Task ->
Write out the material exactly. Do not include the pictures.
** begin Dataset extract **
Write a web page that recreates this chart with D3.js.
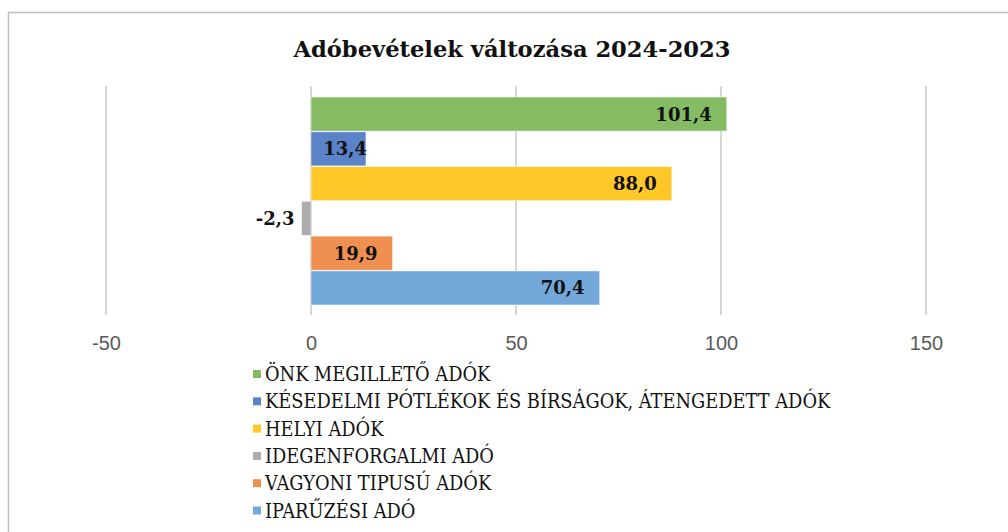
<!DOCTYPE html>
<html>
<head>
<meta charset="utf-8">
<script src="https://cdn.jsdelivr.net/npm/d3@7"></script>
<style>
  body { margin: 0; background: #fff; }
  svg { display: block; }
</style>
</head>
<body>
<div id="vis"></div>
<script>
const categories = [
  'ÖNK MEGILLETŐ ADÓK',
  'KÉSEDELMI PÓTLÉKOK ÉS BÍRSÁGOK, ÁTENGEDETT ADÓK',
  'HELYI ADÓK',
  'IDEGENFORGALMI ADÓ',
  'VAGYONI TIPUSÚ ADÓK',
  'IPARŰZÉSI ADÓ'
];
const values = [101.4, 13.4, 88.0, -2.3, 19.9, 70.4];
const colors = ['#84bb63', '#5b83c9', '#ffc828', '#adadad', '#ef8f50', '#73a8da'];
const ticks = [-50, 0, 50, 100, 150];
const title = 'Adóbevételek változása 2024-2023';

const width = 1008;
const height = 532;

const svg = d3.select('#vis')
  .append('svg')
    .attr('width', width)
    .attr('height', height);

// chart frame
svg.append('rect')
  .attr('x', 8.5)
  .attr('y', 12.5)
  .attr('width', width + 10)
  .attr('height', height + 10)
  .attr('fill', '#fff')
  .attr('stroke', '#bfbfbf')
  .attr('stroke-width', 1.5);

svg.append('text')
  .attr('x', 512)
  .attr('y', 57)
  .attr('text-anchor', 'middle')
  .attr('font-family', 'DejaVu Serif')
  .attr('font-weight', 'bold')
  .attr('font-size', 22.6)
  .attr('fill', '#111')
  .text(title);

const x = d3.scaleLinear()
  .domain([-50, 150])
  .range([106, 926]);

const y = d3.scaleBand()
  .domain(categories)
  .range([97, 305])
  .paddingInner(0.02);

const gridTop = 86;
const gridBottom = 315;

// gridlines
svg.append('g')
  .selectAll('line')
  .data(ticks)
  .join('line')
    .attr('x1', d => x(d))
    .attr('x2', d => x(d))
    .attr('y1', gridTop)
    .attr('y2', gridBottom)
    .attr('stroke', '#c9c9c9')
    .attr('stroke-width', 1.5);

// axis labels
const xAxis = d3.axisBottom(x)
  .tickValues(ticks)
  .tickFormat(d => String(d))
  .tickSize(0)
  .tickPadding(0);
const axisG = svg.append('g')
  .attr('transform', 'translate(0,' + 336 + ')')
  .call(xAxis);
axisG.select('.domain').remove();
axisG.selectAll('text')
  .attr('font-family', 'Liberation Sans')
  .attr('font-size', 20)
  .attr('fill', '#595959');

// bars
svg.append('g')
  .selectAll('rect')
  .data(values)
  .join('rect')
    .attr('x', d => x(Math.min(0, d)))
    .attr('y', (d, i) => y(categories[i]))
    .attr('width', d => Math.abs(x(d) - x(0)))
    .attr('height', y.bandwidth())
    .attr('fill', (d, i) => colors[i])
    .attr('stroke', '#fff')
    .attr('stroke-opacity', 0.5)
    .attr('stroke-width', 1);

const fmt = v => v.toFixed(1).replace('.', ',');

// data labels
svg.append('g')
  .selectAll('text')
  .data(values)
  .join('text')
    .attr('x', d => d < 0 ? x(d) - 7 : Math.max(x(d) - 15, x(0) + 56))
    .attr('y', (d, i) => y(categories[i]) + y.bandwidth() / 2)
    .attr('dy', '0.36em')
    .attr('text-anchor', 'end')
    .attr('font-family', 'DejaVu Serif')
    .attr('font-weight', 'bold')
    .attr('font-size', 18)
    .attr('fill', '#111')
    .text(d => fmt(d));

// legend
const legend = svg.append('g')
  .selectAll('g')
  .data(categories)
  .join('g')
    .attr('transform', (d, i) => 'translate(253,' + (374 + i * 27.3) + ')');

legend.append('rect')
  .attr('x', 0)
  .attr('y', -4)
  .attr('width', 8)
  .attr('height', 8)
  .attr('fill', (d, i) => colors[i]);

legend.append('text')
  .attr('x', 12)
  .attr('y', 0)
  .attr('dy', '0.36em')
  .attr('font-family', 'DejaVu Serif Condensed')
  .attr('font-stretch', 'condensed')
  .attr('font-size', 19.8)
  .attr('fill', '#111')
  .text(d => d);
</script>
</body>
</html>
** end Dataset extract **
Response below ->
Write a web page that recreates this chart with D3.js.
<!DOCTYPE html>
<html>
<head>
<meta charset="utf-8">
<script src="https://cdn.jsdelivr.net/npm/d3@7"></script>
<style>
  body { margin: 0; background: #fff; }
  svg { display: block; }
</style>
</head>
<body>
<div id="vis"></div>
<script>
const categories = [
  'ÖNK MEGILLETŐ ADÓK',
  'KÉSEDELMI PÓTLÉKOK ÉS BÍRSÁGOK, ÁTENGEDETT ADÓK',
  'HELYI ADÓK',
  'IDEGENFORGALMI ADÓ',
  'VAGYONI TIPUSÚ ADÓK',
  'IPARŰZÉSI ADÓ'
];
const values = [101.4, 13.4, 88.0, -2.3, 19.9, 70.4];
const colors = ['#84bb63', '#5b83c9', '#ffc828', '#adadad', '#ef8f50', '#73a8da'];
const ticks = [-50, 0, 50, 100, 150];
const title = 'Adóbevételek változása 2024-2023';

const width = 1008;
const height = 532;

const svg = d3.select('#vis')
  .append('svg')
    .attr('width', width)
    .attr('height', height);

// chart frame
svg.append('rect')
  .attr('x', 8.5)
  .attr('y', 12.5)
  .attr('width', width + 10)
  .attr('height', height + 10)
  .attr('fill', '#fff')
  .attr('stroke', '#bfbfbf')
  .attr('stroke-width', 1.5);

svg.append('text')
  .attr('x', 512)
  .attr('y', 57)
  .attr('text-anchor', 'middle')
  .attr('font-family', 'DejaVu Serif')
  .attr('font-weight', 'bold')
  .attr('font-size', 22.6)
  .attr('fill', '#111')
  .text(title);

const x = d3.scaleLinear()
  .domain([-50, 150])
  .range([106, 926]);

const y = d3.scaleBand()
  .domain(categories)
  .range([97, 305])
  .paddingInner(0.02);

const gridTop = 86;
const gridBottom = 315;

// gridlines
svg.append('g')
  .selectAll('line')
  .data(ticks)
  .join('line')
    .attr('x1', d => x(d))
    .attr('x2', d => x(d))
    .attr('y1', gridTop)
    .attr('y2', gridBottom)
    .attr('stroke', '#c9c9c9')
    .attr('stroke-width', 1.5);

// axis labels
const xAxis = d3.axisBottom(x)
  .tickValues(ticks)
  .tickFormat(d => String(d))
  .tickSize(0)
  .tickPadding(0);
const axisG = svg.append('g')
  .attr('transform', 'translate(0,' + 336 + ')')
  .call(xAxis);
axisG.select('.domain').remove();
axisG.selectAll('text')
  .attr('font-family', 'Liberation Sans')
  .attr('font-size', 20)
  .attr('fill', '#595959');

// bars
svg.append('g')
  .selectAll('rect')
  .data(values)
  .join('rect')
    .attr('x', d => x(Math.min(0, d)))
    .attr('y', (d, i) => y(categories[i]))
    .attr('width', d => Math.abs(x(d) - x(0)))
    .attr('height', y.bandwidth())
    .attr('fill', (d, i) => colors[i])
    .attr('stroke', '#fff')
    .attr('stroke-opacity', 0.5)
    .attr('stroke-width', 1);

const fmt = v => v.toFixed(1).replace('.', ',');

// data labels
svg.append('g')
  .selectAll('text')
  .data(values)
  .join('text')
    .attr('x', d => d < 0 ? x(d) - 7 : Math.max(x(d) - 15, x(0) + 56))
    .attr('y', (d, i) => y(categories[i]) + y.bandwidth() / 2)
    .attr('dy', '0.36em')
    .attr('text-anchor', 'end')
    .attr('font-family', 'DejaVu Serif')
    .attr('font-weight', 'bold')
    .attr('font-size', 18)
    .attr('fill', '#111')
    .text(d => fmt(d));

// legend
const legend = svg.append('g')
  .selectAll('g')
  .data(categories)
  .join('g')
    .attr('transform', (d, i) => 'translate(253,' + (374 + i * 27.3) + ')');

legend.append('rect')
  .attr('x', 0)
  .attr('y', -4)
  .attr('width', 8)
  .attr('height', 8)
  .attr('fill', (d, i) => colors[i]);

legend.append('text')
  .attr('x', 12)
  .attr('y', 0)
  .attr('dy', '0.36em')
  .attr('font-family', 'DejaVu Serif Condensed')
  .attr('font-stretch', 'condensed')
  .attr('font-size', 19.8)
  .attr('fill', '#111')
  .text(d => d);
</script>
</body>
</html>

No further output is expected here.